This is very useful, for example, when you ship your application to the client(s) with SQLite as the main conf/data storage. You don't have to think about whether their drives are encrypted. Also, it assures the clients that all the data in your application is encrypted by default.
Where are the encryption keys stored? Does the client have to type in a password every time?
Userspace encryption of user data has been almost universally rejected because there's no reasonable attack on it - Any attacker that has access to the data also has access to the encryption key.
> Where are the encryption keys stored? Does the client have to type in a password every time?
It depends on the use case. Typing a password to unlock the database when the app is started is a popular approach (e.g., keepassx does this), but you can also hardcode/obfuscate it, fetch it remotely, etc.
> Userspace encryption of user data has been almost universally rejected
Any kind of encryption is better than none. However, an encrypted drive will add zero value if your data and OS can be accessed remotely.

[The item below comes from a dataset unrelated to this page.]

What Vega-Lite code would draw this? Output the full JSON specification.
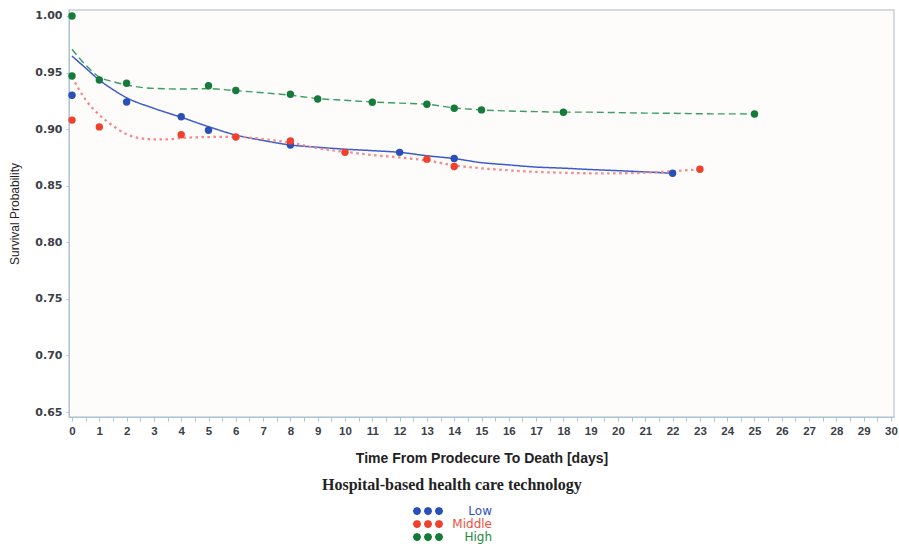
{
  "$schema": "https://vega.github.io/schema/vega-lite/v6.json",
  "width": 825,
  "height": 407,
  "autosize": {"type": "none"},
  "padding": {"left": 69, "top": 10, "right": 5, "bottom": 127},
  "background": "#ffffff",
  "config": {
    "view": {"stroke": "#c9d0d6", "strokeWidth": 1.5, "fill": "#fdfcfa"},
    "axis": {
      "grid": false,
      "domainColor": "#a9c5d8",
      "tickColor": "#a9c5d8",
      "labelColor": "#3a4048",
      "titleColor": "#222222"
    }
  },
  "datasets": {
    "curves": [
      {"group": "Low", "day": 0, "surv": 0.9646},
      {"group": "Low", "day": 0.5, "surv": 0.954},
      {"group": "Low", "day": 1, "surv": 0.9434},
      {"group": "Low", "day": 1.5, "surv": 0.935},
      {"group": "Low", "day": 2, "surv": 0.9278},
      {"group": "Low", "day": 3, "surv": 0.9184},
      {"group": "Low", "day": 4, "surv": 0.9105},
      {"group": "Low", "day": 5, "surv": 0.9022},
      {"group": "Low", "day": 6, "surv": 0.8948},
      {"group": "Low", "day": 7, "surv": 0.8900},
      {"group": "Low", "day": 8, "surv": 0.8860},
      {"group": "Low", "day": 9, "surv": 0.8840},
      {"group": "Low", "day": 10, "surv": 0.8823},
      {"group": "Low", "day": 11, "surv": 0.8810},
      {"group": "Low", "day": 12, "surv": 0.8795},
      {"group": "Low", "day": 13, "surv": 0.8765},
      {"group": "Low", "day": 14, "surv": 0.8740},
      {"group": "Low", "day": 15, "surv": 0.8704},
      {"group": "Low", "day": 16, "surv": 0.8684},
      {"group": "Low", "day": 17, "surv": 0.8665},
      {"group": "Low", "day": 18, "surv": 0.8655},
      {"group": "Low", "day": 19, "surv": 0.8643},
      {"group": "Low", "day": 20, "surv": 0.8633},
      {"group": "Low", "day": 21, "surv": 0.8622},
      {"group": "Low", "day": 22, "surv": 0.8610},
      {"group": "Middle", "day": 0, "surv": 0.9460},
      {"group": "Middle", "day": 0.5, "surv": 0.9260},
      {"group": "Middle", "day": 1, "surv": 0.9125},
      {"group": "Middle", "day": 1.5, "surv": 0.9030},
      {"group": "Middle", "day": 2, "surv": 0.8955},
      {"group": "Middle", "day": 2.5, "surv": 0.8920},
      {"group": "Middle", "day": 3, "surv": 0.8910},
      {"group": "Middle", "day": 3.5, "surv": 0.8910},
      {"group": "Middle", "day": 4, "surv": 0.8922},
      {"group": "Middle", "day": 5, "surv": 0.8930},
      {"group": "Middle", "day": 6, "surv": 0.8933},
      {"group": "Middle", "day": 7, "surv": 0.8912},
      {"group": "Middle", "day": 8, "surv": 0.8880},
      {"group": "Middle", "day": 9, "surv": 0.8831},
      {"group": "Middle", "day": 10, "surv": 0.8800},
      {"group": "Middle", "day": 11, "surv": 0.8771},
      {"group": "Middle", "day": 12, "surv": 0.8750},
      {"group": "Middle", "day": 13, "surv": 0.8722},
      {"group": "Middle", "day": 14, "surv": 0.8680},
      {"group": "Middle", "day": 15, "surv": 0.8654},
      {"group": "Middle", "day": 16, "surv": 0.8636},
      {"group": "Middle", "day": 17, "surv": 0.8622},
      {"group": "Middle", "day": 18, "surv": 0.8615},
      {"group": "Middle", "day": 19, "surv": 0.8610},
      {"group": "Middle", "day": 20, "surv": 0.8610},
      {"group": "Middle", "day": 21, "surv": 0.8615},
      {"group": "Middle", "day": 22, "surv": 0.8628},
      {"group": "Middle", "day": 23, "surv": 0.8645},
      {"group": "High", "day": 0, "surv": 0.9706},
      {"group": "High", "day": 0.5, "surv": 0.9567},
      {"group": "High", "day": 1, "surv": 0.9460},
      {"group": "High", "day": 1.5, "surv": 0.9420},
      {"group": "High", "day": 2, "surv": 0.9390},
      {"group": "High", "day": 3, "surv": 0.9360},
      {"group": "High", "day": 4, "surv": 0.9355},
      {"group": "High", "day": 5, "surv": 0.9358},
      {"group": "High", "day": 6, "surv": 0.9340},
      {"group": "High", "day": 7, "surv": 0.9322},
      {"group": "High", "day": 8, "surv": 0.9300},
      {"group": "High", "day": 9, "surv": 0.9270},
      {"group": "High", "day": 10, "surv": 0.9255},
      {"group": "High", "day": 11, "surv": 0.9240},
      {"group": "High", "day": 12, "surv": 0.9230},
      {"group": "High", "day": 13, "surv": 0.9220},
      {"group": "High", "day": 14, "surv": 0.9188},
      {"group": "High", "day": 15, "surv": 0.9170},
      {"group": "High", "day": 16, "surv": 0.9160},
      {"group": "High", "day": 17, "surv": 0.9155},
      {"group": "High", "day": 18, "surv": 0.9150},
      {"group": "High", "day": 19, "surv": 0.9150},
      {"group": "High", "day": 20, "surv": 0.9146},
      {"group": "High", "day": 21, "surv": 0.9142},
      {"group": "High", "day": 22, "surv": 0.9140},
      {"group": "High", "day": 23, "surv": 0.9136},
      {"group": "High", "day": 24, "surv": 0.9135},
      {"group": "High", "day": 25, "surv": 0.9134}
    ],
    "points": [
      {"group": "Low", "day": 0, "surv": 0.930},
      {"group": "Low", "day": 2, "surv": 0.924},
      {"group": "Low", "day": 4, "surv": 0.911},
      {"group": "Low", "day": 5, "surv": 0.899},
      {"group": "Low", "day": 8, "surv": 0.886},
      {"group": "Low", "day": 12, "surv": 0.8795},
      {"group": "Low", "day": 14, "surv": 0.874},
      {"group": "Low", "day": 22, "surv": 0.861},
      {"group": "Middle", "day": 0, "surv": 0.908},
      {"group": "Middle", "day": 1, "surv": 0.902},
      {"group": "Middle", "day": 4, "surv": 0.895},
      {"group": "Middle", "day": 6, "surv": 0.893},
      {"group": "Middle", "day": 8, "surv": 0.8895},
      {"group": "Middle", "day": 10, "surv": 0.8795},
      {"group": "Middle", "day": 13, "surv": 0.8735},
      {"group": "Middle", "day": 14, "surv": 0.867},
      {"group": "Middle", "day": 23, "surv": 0.8645},
      {"group": "High", "day": 0, "surv": 1.000},
      {"group": "High", "day": 0, "surv": 0.947},
      {"group": "High", "day": 1, "surv": 0.9434},
      {"group": "High", "day": 2, "surv": 0.9405},
      {"group": "High", "day": 5, "surv": 0.9384},
      {"group": "High", "day": 6, "surv": 0.9341},
      {"group": "High", "day": 8, "surv": 0.9308},
      {"group": "High", "day": 9, "surv": 0.9266},
      {"group": "High", "day": 11, "surv": 0.9237},
      {"group": "High", "day": 13, "surv": 0.922},
      {"group": "High", "day": 14, "surv": 0.9184},
      {"group": "High", "day": 15, "surv": 0.917},
      {"group": "High", "day": 18, "surv": 0.915},
      {"group": "High", "day": 25, "surv": 0.9134}
    ]
  },
  "encoding": {
    "x": {
      "field": "day",
      "type": "quantitative",
      "scale": {"domain": [-0.11, 30.11], "nice": false, "zero": false},
      "axis": {
        "title": "Time From Prodecure To Death [days]",
        "values": [0,0.5,1,1.5,2,2.5,3,3.5,4,4.5,5,5.5,6,6.5,7,7.5,8,8.5,9,9.5,10,10.5,11,11.5,12,12.5,13,13.5,14,14.5,15,15.5,16,16.5,17,17.5,18,18.5,19,19.5,20,20.5,21,21.5,22,22.5,23,23.5,24,24.5,25,25.5,26,26.5,27,27.5,28,28.5,29,29.5,30],
        "labelExpr": "datum.value % 1 === 0 ? format(datum.value, 'd') : ''",
        "labelOverlap": false,
        "labelFlush": false,
        "tickSize": 4,
        "labelPadding": 4,
        "labelFont": "Liberation Sans",
        "labelFontWeight": "bold",
        "labelFontSize": 11.5,
        "titleFont": "Liberation Sans",
        "titleFontWeight": "bold",
        "titleFontSize": 14,
        "titlePadding": 15
      }
    },
    "y": {
      "field": "surv",
      "type": "quantitative",
      "scale": {"domain": [0.6456, 1.0053], "nice": false, "zero": false},
      "axis": {
        "title": "Survival Probability",
        "values": [0.65, 0.70, 0.75, 0.80, 0.85, 0.90, 0.95, 1.00],
        "format": ".2f",
        "tickSize": 3,
        "labelPadding": 4,
        "labelFont": "DejaVu Sans",
        "labelFontWeight": "bold",
        "labelFontSize": 11,
        "titleFont": "Liberation Sans",
        "titleFontWeight": "normal",
        "titleFontSize": 12,
        "titlePadding": 13
      }
    }
  },
  "layer": [
    {
      "data": {"name": "curves"},
      "mark": {"type": "line", "strokeCap": "butt", "interpolate": "monotone"},
      "encoding": {
        "stroke": {
          "field": "group",
          "type": "nominal",
          "scale": {"domain": ["High", "Middle", "Low"], "range": ["#3a9e62", "#f28a8a", "#3a5bd0"]},
          "legend": null
        },
        "strokeDash": {
          "field": "group",
          "type": "nominal",
          "scale": {"domain": ["High", "Middle", "Low"], "range": [[7, 4], [2.5, 3.5], [1, 0]]},
          "legend": null
        },
        "strokeWidth": {
          "field": "group",
          "type": "nominal",
          "scale": {"type": "ordinal", "domain": ["High", "Middle", "Low"], "range": [1.4, 2.3, 1.5]},
          "legend": null
        }
      }
    },
    {
      "data": {"name": "points"},
      "mark": {"type": "point", "filled": true, "opacity": 1, "size": 55},
      "encoding": {
        "fill": {
          "field": "group",
          "type": "nominal",
          "scale": {"domain": ["Low", "Middle", "High"], "range": ["#2b4fb8", "#f0402e", "#157a3a"]},
          "legend": {
            "title": "Hospital-based health care technology",
            "orient": "none",
            "legendX": 253,
            "legendY": 467,
            "direction": "vertical",
            "padding": 0,
            "titleFont": "Liberation Serif",
            "titleFontSize": 16,
            "titleFontWeight": "bold",
            "titleColor": "#222222",
            "titlePadding": 12,
            "titleLimit": 600,
            "symbolType": "M -1.25,0 L -1.47,0.53 L -2,0.75 L -2.53,0.53 L -2.75,0 L -2.53,-0.53 L -2,-0.75 L -1.47,-0.53 Z M 0.75,0 L 0.53,0.53 L 0,0.75 L -0.53,0.53 L -0.75,0 L -0.53,-0.53 L 0,-0.75 L 0.53,-0.53 Z M 2.75,0 L 2.53,0.53 L 2,0.75 L 1.47,0.53 L 1.25,0 L 1.47,-0.53 L 2,-0.75 L 2.53,-0.53 Z",
            "symbolSize": 121,
            "symbolStrokeWidth": 0,
            "symbolOffset": 100,
            "labelOffset": 58,
            "labelAlign": "right",
            "labelFont": "DejaVu Sans",
            "labelFontSize": 12,
            "labelColor": {"expr": "datum.value === 'Low' ? '#3050c0' : datum.value === 'Middle' ? '#f0503e' : '#1a8a40'"},
            "rowPadding": 1
          }
        }
      }
    }
  ]
}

> Userspace encryption of user data has been almost universally rejected because there's no reasonable attack on it - Any attacker that has access to the data also has access to the encryption key.
So don't you mean there's no reasonable defense against an attack on it? If the "attack" is to just decrypt it with the decryption key the attacker also finds, that seems very reasonable. :-)
I don't know if that's his use case, but we had many users tell us they share their account with other users so they want the data to be encrypted even when logged in.
Of course if they share their computer, someone could install a keylogger and wait for them to type their passwords, but I guess that's an extra layer of security that may help a bit.
Surely you turn on disk encryption on your drive then if an attacker yanks the drive and tries to read your database without your password they fail?